In Zaragosa v. Craven, supra, a majority of this court held that a cause of action for personal injuries which arose during the marriage relationship was community property (thereby overruling a contrary statement in Franklin v. Franklin, 67 Cal.App.2d 717 [155 P.2d 637]). In Flores v. Brown, supra, Mr. Flores died as a result of the accident giving rise to Mrs. Flores’ cause of action and, in order to avoid its former rule of imputation of contributory negligence, a majority of this court decided that even though the cause of action arose during marriage, that marriage was terminated by Mr. Flores’ death at the time of the accident and therefore the entire cause of action devolved to Mrs. Flores and that the contributory negligence of Mr. Flores was not imputable to her. I pointed out in my dissent in Kesler v. Pabst, supra, that the holding in the Flores’ case was quite inconsistent with the majority holding in the Zaragosa case.
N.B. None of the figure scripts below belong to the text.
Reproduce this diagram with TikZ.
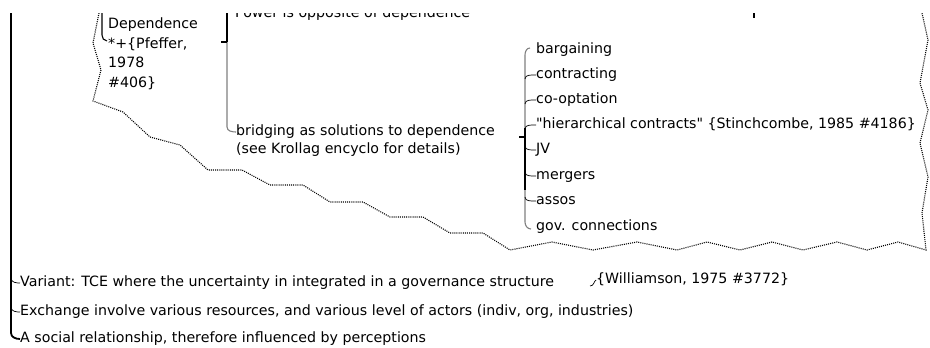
\documentclass[tikz,border=0pt]{standalone}
\usepackage{fontspec}
\setmainfont{DejaVu Sans}
\begin{document}
\begin{tikzpicture}[x=1pt,y=-1pt,
  font=\fontsize{14.2}{17}\selectfont,
  txt/.style={anchor=west, inner sep=0pt, text height=10pt, text depth=3pt},
  thickln/.style={line width=1.8pt, black},
  greyln/.style={line width=1.1pt, gray},
  tickln/.style={line width=0.7pt, black},
  bound/.style={line width=1.1pt, dash pattern=on 1pt off 1.1pt}]
\useasboundingbox (0,0) rectangle (930,348);
\begin{scope}
\clip (0,13) rectangle (930,348);
% texts
\node[txt] (power) at (235,13.5) {Power is opposite of dependence};
\node[anchor=north west, inner sep=0pt, align=left, font=\fontsize{14.2}{19.5}\selectfont] (dep) at (108,18) {Dependence\\*+\{Pfeffer,\\1978\\\#406\}};
\node[txt] (bridge1) at (236,132) {bridging as solutions to dependence};
\node[txt] (bridge2) at (236,150) {(see Krollag encyclo for details)};
\node[txt] (c1) at (536,50) {bargaining};
\node[txt] (c2) at (536,75) {contracting};
\node[txt] (c3) at (536,100) {co-optation};
\node[txt] (c4) at (536,125) {\textquotedbl hierarchical contracts\textquotedbl{} \{Stinchcombe, 1985 \#4186\}};
\node[txt] (c5) at (536,150) {JV};
\node[txt] (c6) at (536,176) {mergers};
\node[txt] (c7) at (536,201) {assos};
\node[txt] (c8) at (536,227) {gov. connections};
\node[txt] (variant) at (20,283) {Variant: TCE where the uncertainty in integrated in a governance structure};
\node[txt] (will) at (596,280) {\{Williamson, 1975 \#3772\}};
\node[txt] (exch) at (20,312) {Exchange involve various resources, and various level of actors (indiv, org, industries)};
\node[txt] (social) at (20,339) {A social relationship, therefore influenced by perceptions};
% main left line
\coordinate (mtop) at (11,10);
\draw[thickln] (mtop) -- (11,333) to[out=-90,in=180] (social.west);
\draw[tickln] (11,279) to[out=-70,in=180] (variant.west);
\draw[tickln] (11,308) to[out=-70,in=180] (exch.west);
% dependence bracket
\coordinate (dtop) at (102,10);
\draw[greyln, black] (dtop) -- (102,35) to[out=-90,in=180] (107,41);
% middle bracket
\coordinate (btop) at (227,10);
\coordinate (bmid) at (227,42);
\coordinate (btick) at (221,42);
\draw[greyln] (bmid) -- (227,127) to[out=-90,in=180] (bridge1.west);
\draw[thickln] (btop) -- (bmid);
\draw[thickln] (btick) -- (bmid);
% list bracket
\coordinate (ltick) at (519,137);
\coordinate (lmid) at (525,137);
\draw[greyln] (530,48) to[out=180,in=90] (525,55) -- (525,222) to[out=-90,in=180] (531,229);
\draw[thickln] (525,128) -- (525,190);
\draw[thickln] (ltick) -- (lmid);
\foreach \n/\y in {c2/75,c3/100,c4/125}
  \draw[tickln] (525,\y+4) to[out=90,in=180] (\n.west);
\foreach \n/\y in {c5/150,c6/176,c7/201}
  \draw[tickln] (525,\y-4) to[out=-90,in=180] (\n.west);
% williamson connector
\draw[tickln] (590,286) .. controls (594,286) and (594,281) .. (will.west);
% small mark
\draw[line width=1.8pt] (754,12) -- (754,18);
% boundary
\draw[bound] (99,13) -- (93,43) -- (101,70) -- (93,101) -- (123,112) -- (150,137)
  -- (180,145) -- (208,170) -- (242,170) -- (270,185) -- (303,185) -- (330,202)
  -- (363,202) -- (390,217) -- (423,217) -- (450,233) -- (483,233) -- (510,250)
  -- (552,242) -- (593,250) -- (637,242) -- (677,250) -- (707,242) -- (740,250)
  -- (772,242) -- (803,250) -- (837,242) -- (867,250) -- (898,242) -- (926,250)
  -- (922,213) -- (928,177) -- (920,143) -- (928,110) -- (920,83) -- (928,40) -- (922,13);
\end{scope}
\end{tikzpicture}
\end{document}
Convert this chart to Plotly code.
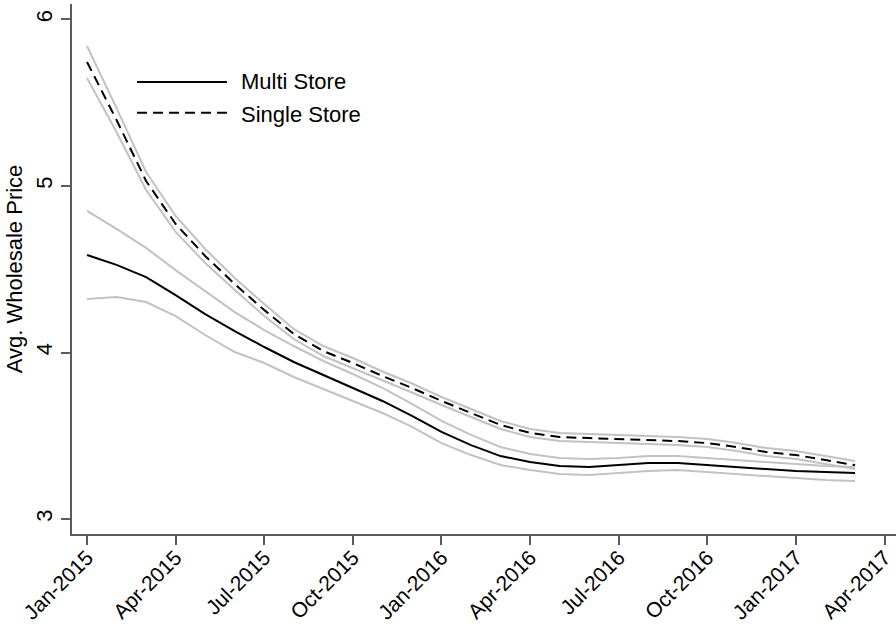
import plotly.graph_objects as go

# Monthly observations, Jan-2015 .. Mar-2017
months = ["Jan-2015", "Feb-2015", "Mar-2015", "Apr-2015", "May-2015", "Jun-2015",
          "Jul-2015", "Aug-2015", "Sep-2015", "Oct-2015", "Nov-2015", "Dec-2015",
          "Jan-2016", "Feb-2016", "Mar-2016", "Apr-2016", "May-2016", "Jun-2016",
          "Jul-2016", "Aug-2016", "Sep-2016", "Oct-2016", "Nov-2016", "Dec-2016",
          "Jan-2017", "Feb-2017", "Mar-2017"]

multi_mean = [4.586, 4.526, 4.453, 4.345, 4.231, 4.129, 4.033, 3.943, 3.865, 3.787,
              3.709, 3.619, 3.523, 3.444, 3.378, 3.342, 3.318, 3.312, 3.324, 3.336,
              3.336, 3.324, 3.312, 3.300, 3.288, 3.282, 3.276]
multi_upper = [4.850, 4.742, 4.628, 4.495, 4.369, 4.243, 4.135, 4.039, 3.949, 3.871,
               3.787, 3.691, 3.589, 3.505, 3.432, 3.390, 3.366, 3.360, 3.366, 3.378,
               3.378, 3.366, 3.354, 3.342, 3.330, 3.318, 3.312]
multi_lower = [4.321, 4.333, 4.303, 4.219, 4.105, 4.003, 3.937, 3.853, 3.781, 3.709,
               3.637, 3.553, 3.456, 3.384, 3.324, 3.294, 3.270, 3.264, 3.276, 3.288,
               3.294, 3.282, 3.270, 3.258, 3.246, 3.234, 3.228]

single_mean = [5.745, 5.396, 5.030, 4.772, 4.580, 4.411, 4.255, 4.111, 4.009, 3.937,
               3.859, 3.787, 3.709, 3.637, 3.565, 3.517, 3.492, 3.486, 3.480, 3.474,
               3.468, 3.456, 3.432, 3.402, 3.384, 3.354, 3.324]
single_upper = [5.841, 5.468, 5.084, 4.820, 4.622, 4.447, 4.291, 4.141, 4.039, 3.967,
                3.886, 3.814, 3.733, 3.661, 3.589, 3.541, 3.516, 3.510, 3.504, 3.498,
                3.492, 3.480, 3.456, 3.426, 3.408, 3.378, 3.348]
single_lower = [5.649, 5.324, 4.976, 4.724, 4.538, 4.375, 4.219, 4.081, 3.979, 3.907,
                3.832, 3.760, 3.685, 3.613, 3.541, 3.493, 3.468, 3.462, 3.456, 3.450,
                3.444, 3.432, 3.408, 3.378, 3.360, 3.330, 3.300]

tick_labels = ["Jan-2015", "Apr-2015", "Jul-2015", "Oct-2015", "Jan-2016",
               "Apr-2016", "Jul-2016", "Oct-2016", "Jan-2017", "Apr-2017"]
y_ticks = [3, 4, 5, 6]
legend_names = ["Multi Store", "Single Store"]

x = list(range(len(months)))
tick_vals = [3 * i for i in range(len(tick_labels))]

FONT = "Liberation Sans, Arial, Helvetica, sans-serif"
GRAY = "#c2c2c2"
AXIS = "#5a5a5a"

fig = go.Figure()
for ys in (multi_upper, multi_lower, single_upper, single_lower):
    fig.add_trace(go.Scatter(x=x, y=ys, mode="lines", customdata=months,
                             line=dict(color=GRAY, width=2), showlegend=False,
                             hoverinfo="skip"))
fig.add_trace(go.Scatter(x=x, y=multi_mean, mode="lines", name=legend_names[0],
                         customdata=months, line=dict(color="black", width=2),
                         showlegend=False))
fig.add_trace(go.Scatter(x=x, y=single_mean, mode="lines", name=legend_names[1],
                         customdata=months,
                         line=dict(color="black", width=2, dash="10px,6px"),
                         showlegend=False))

# Legend drawn as keys + labels (long Stata-style keys)
fig.add_shape(type="line", xref="paper", yref="paper", x0=0.0789, x1=0.188,
              y0=0.853, y1=0.853, line=dict(color="black", width=2))
fig.add_shape(type="line", xref="paper", yref="paper", x0=0.0789, x1=0.188,
              y0=0.795, y1=0.795, line=dict(color="black", width=2, dash="10px,6px"))
for name, yp in zip(legend_names, (0.853, 0.792)):
    fig.add_annotation(text=name, xref="paper", yref="paper", x=0.203, y=yp,
                       xanchor="left", yanchor="middle", showarrow=False,
                       font=dict(family=FONT, size=22, color="black"))

fig.update_layout(
    width=896, height=627,
    margin=dict(l=72, r=0, t=4, b=93),
    paper_bgcolor="white", plot_bgcolor="white",
    font=dict(family=FONT, size=22, color="black"),
    showlegend=False,
)
fig.update_xaxes(range=[-0.508, 27.386], tickmode="array", tickvals=tick_vals,
                 ticktext=tick_labels, tickangle=-45, showgrid=False, zeroline=False,
                 automargin=False, ticklabelstandoff=-8,
                 showline=True, linecolor=AXIS, linewidth=2, ticks="outside",
                 ticklen=9, tickwidth=1.5, tickcolor=AXIS,
                 tickfont=dict(family=FONT, size=21, color="black"))
fig.update_yaxes(range=[2.910, 6.093], tickmode="array", tickvals=y_ticks,
                 tickangle=-90, showgrid=False, zeroline=False,
                 automargin=False,
                 showline=True, linecolor=AXIS, linewidth=2, ticks="outside",
                 ticklen=9, tickwidth=1.5, tickcolor=AXIS,
                 tickfont=dict(family=FONT, size=22, color="black"),
                 title=dict(text="Avg. Wholesale Price", standoff=4,
                            font=dict(family=FONT, size=22, color="black")))

fig.write_html("out.html", config={"displayModeBar": False},
               post_script="document.body.style.margin='0';"
                           "document.body.style.overflow='hidden';")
It has been said quite often and with a great deal of truth that “hard cases make bad law.”
In the instant case, a woman who has brought suit against her husband for divorce and who was separated from him, seeks to recover half of the compensation awarded him for an injury which took place while the marriage was still in being although after suit for divorce had been filed. If what was said in the Zaragosa case is still the law, the cause of action accruing during the existence of the marital relationship, because of defendant’s personal injuries, was community *256property and any judgment recovered as a result thereof should relate back so as to take on the same character.
In the case under consideration, however, in neither the original complaint for divorce, nor in the amended complaint, did Mrs.. Washington allege the cause of action for Washington’s personal injury to be community property and pray for a division thereof when the same had been reduced to final judgment.
As Mr. de Funiak aptly said (Principles of Community Property, p. 225) : “Their [courts] usual decision to consider the property received in exchange for separate property as taking the character of separate property is a fortunate triumph of common sense over a lack of understanding of the principles of community property. But apparently the courts are inclined to apply a similar reasoning to the right of action for personal injuries and to the compensation received; that is, it is a property acquired during marriage and is not acquired by gift, etc., therefore it must be community property. But this overlooks the principles of onerous and lucrative titles and other pertinent principles. Except for gifts clearly made to the marital community, community property only consists of that which is acquired by onerous title, that is, by labor or industry of the spouses, or which is acquired in exchange for community property (which, of course, was acquired itself by onerous title, again with the exception as to the gift). It must be plainly evident that a right of action for injuries to person, reputation, property, or the like or the compensation received therefor, is not property acquired by onerous title. The labor and industry of the spouses did not bring it into being. For that matter it is not property acquired by lucrative title either. . . . Since the right of action for injury to the person ... is intended to repair or make whole the injury, so far as is possible in such a case, the compensation partakes of the same character as that which has been injured or suffered loss. ’ ’
If this court would hold, logically and reasonably, once and for all that a cause of action for personal injuries was personal to the injured spouse and that the recovery constituted his, or her, separate property (see Civ. Code, § 171c, as it relates to the wife) then it would not be necessary to engage in legal aerobatics in a ease such as this in order to reach a just result. I have no complaint with the statements in the majority opinion that the causes of action for the personal injuries to Mr. Washington were not assignable and *257that no assignments thereof could be had until final judgments had been rendered therein. When this case and the Flores case are considered together, it appears to me that perhaps, in time, a majority of this court will recognize the fallacy in earlier holdings that a cause of action for personal injuries accruing during marriage is community property.
I am happy to see a majority of the members of this court depart from the rule of the Zaragosa case which, if carried to its logical conclusion, would have prevented the conclusion reached in Flores v. Brown, supra, and the just result reached in the case under consideration. I am hopeful that in time the court will come to the full realization that a cause of action for personal injuries and the compensation received therefor is personal to the injured person since such cause of action and compensation were always intended as a substitute for the violation of a personal right. The majority opinion, however illogical in the light of the rule of the Zaragosa case, is a small step in the right direction.